* GOAL *
Extract, in full, the lines below, beginning at the first and ending with the line that contains "var noteText = 'n=850';". Pictures do not belong in the copy.

◇ ◇ ◇ ◇

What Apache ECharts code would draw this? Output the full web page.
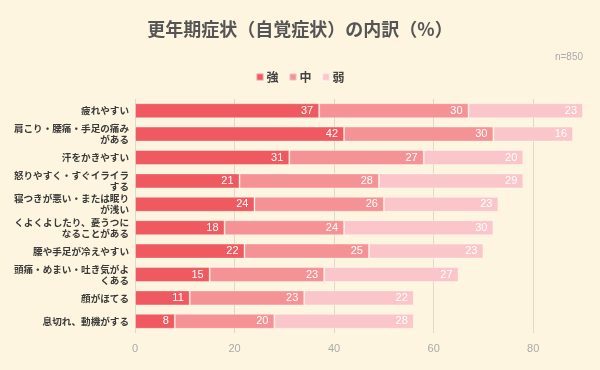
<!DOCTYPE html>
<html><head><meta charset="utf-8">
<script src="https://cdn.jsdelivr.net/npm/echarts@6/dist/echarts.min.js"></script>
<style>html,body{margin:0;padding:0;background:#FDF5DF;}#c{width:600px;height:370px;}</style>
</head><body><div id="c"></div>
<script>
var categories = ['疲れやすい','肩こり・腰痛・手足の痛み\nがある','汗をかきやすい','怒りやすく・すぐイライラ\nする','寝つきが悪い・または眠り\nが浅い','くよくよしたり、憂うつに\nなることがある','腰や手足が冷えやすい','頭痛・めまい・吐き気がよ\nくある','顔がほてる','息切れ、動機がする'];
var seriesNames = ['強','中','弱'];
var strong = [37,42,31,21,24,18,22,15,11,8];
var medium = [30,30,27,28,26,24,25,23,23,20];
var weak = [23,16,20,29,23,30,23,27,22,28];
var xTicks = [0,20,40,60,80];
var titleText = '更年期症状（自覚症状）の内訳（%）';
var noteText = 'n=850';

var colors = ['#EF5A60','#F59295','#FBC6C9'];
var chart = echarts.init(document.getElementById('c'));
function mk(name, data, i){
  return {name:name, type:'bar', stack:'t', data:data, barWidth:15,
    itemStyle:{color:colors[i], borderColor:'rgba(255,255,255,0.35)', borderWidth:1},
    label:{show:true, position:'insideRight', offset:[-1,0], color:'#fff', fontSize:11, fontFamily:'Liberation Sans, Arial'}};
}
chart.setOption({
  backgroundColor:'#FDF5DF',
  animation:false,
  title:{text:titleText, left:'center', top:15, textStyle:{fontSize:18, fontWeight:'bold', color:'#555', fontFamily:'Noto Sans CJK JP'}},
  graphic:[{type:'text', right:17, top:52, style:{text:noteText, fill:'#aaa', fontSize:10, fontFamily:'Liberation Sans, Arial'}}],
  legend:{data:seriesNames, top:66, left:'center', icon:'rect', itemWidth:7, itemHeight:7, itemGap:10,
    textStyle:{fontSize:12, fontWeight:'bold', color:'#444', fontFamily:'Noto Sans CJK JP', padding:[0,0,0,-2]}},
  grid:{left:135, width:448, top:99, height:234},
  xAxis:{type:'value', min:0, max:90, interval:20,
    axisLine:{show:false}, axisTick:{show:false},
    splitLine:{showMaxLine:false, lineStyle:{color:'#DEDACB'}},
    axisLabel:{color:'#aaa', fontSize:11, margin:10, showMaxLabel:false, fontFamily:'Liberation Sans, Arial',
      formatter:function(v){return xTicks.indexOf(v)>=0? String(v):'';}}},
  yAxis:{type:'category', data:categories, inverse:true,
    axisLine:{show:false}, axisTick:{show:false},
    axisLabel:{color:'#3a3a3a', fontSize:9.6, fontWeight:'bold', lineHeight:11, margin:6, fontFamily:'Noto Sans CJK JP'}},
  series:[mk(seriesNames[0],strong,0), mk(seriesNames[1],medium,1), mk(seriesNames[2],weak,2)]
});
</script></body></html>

◇ ◇ ◇ ◇

* RESPONSE *
What Apache ECharts code would draw this? Output the full web page.
<!DOCTYPE html>
<html><head><meta charset="utf-8">
<script src="https://cdn.jsdelivr.net/npm/echarts@6/dist/echarts.min.js"></script>
<style>html,body{margin:0;padding:0;background:#FDF5DF;}#c{width:600px;height:370px;}</style>
</head><body><div id="c"></div>
<script>
var categories = ['疲れやすい','肩こり・腰痛・手足の痛み\nがある','汗をかきやすい','怒りやすく・すぐイライラ\nする','寝つきが悪い・または眠り\nが浅い','くよくよしたり、憂うつに\nなることがある','腰や手足が冷えやすい','頭痛・めまい・吐き気がよ\nくある','顔がほてる','息切れ、動機がする'];
var seriesNames = ['強','中','弱'];
var strong = [37,42,31,21,24,18,22,15,11,8];
var medium = [30,30,27,28,26,24,25,23,23,20];
var weak = [23,16,20,29,23,30,23,27,22,28];
var xTicks = [0,20,40,60,80];
var titleText = '更年期症状（自覚症状）の内訳（%）';
var noteText = 'n=850';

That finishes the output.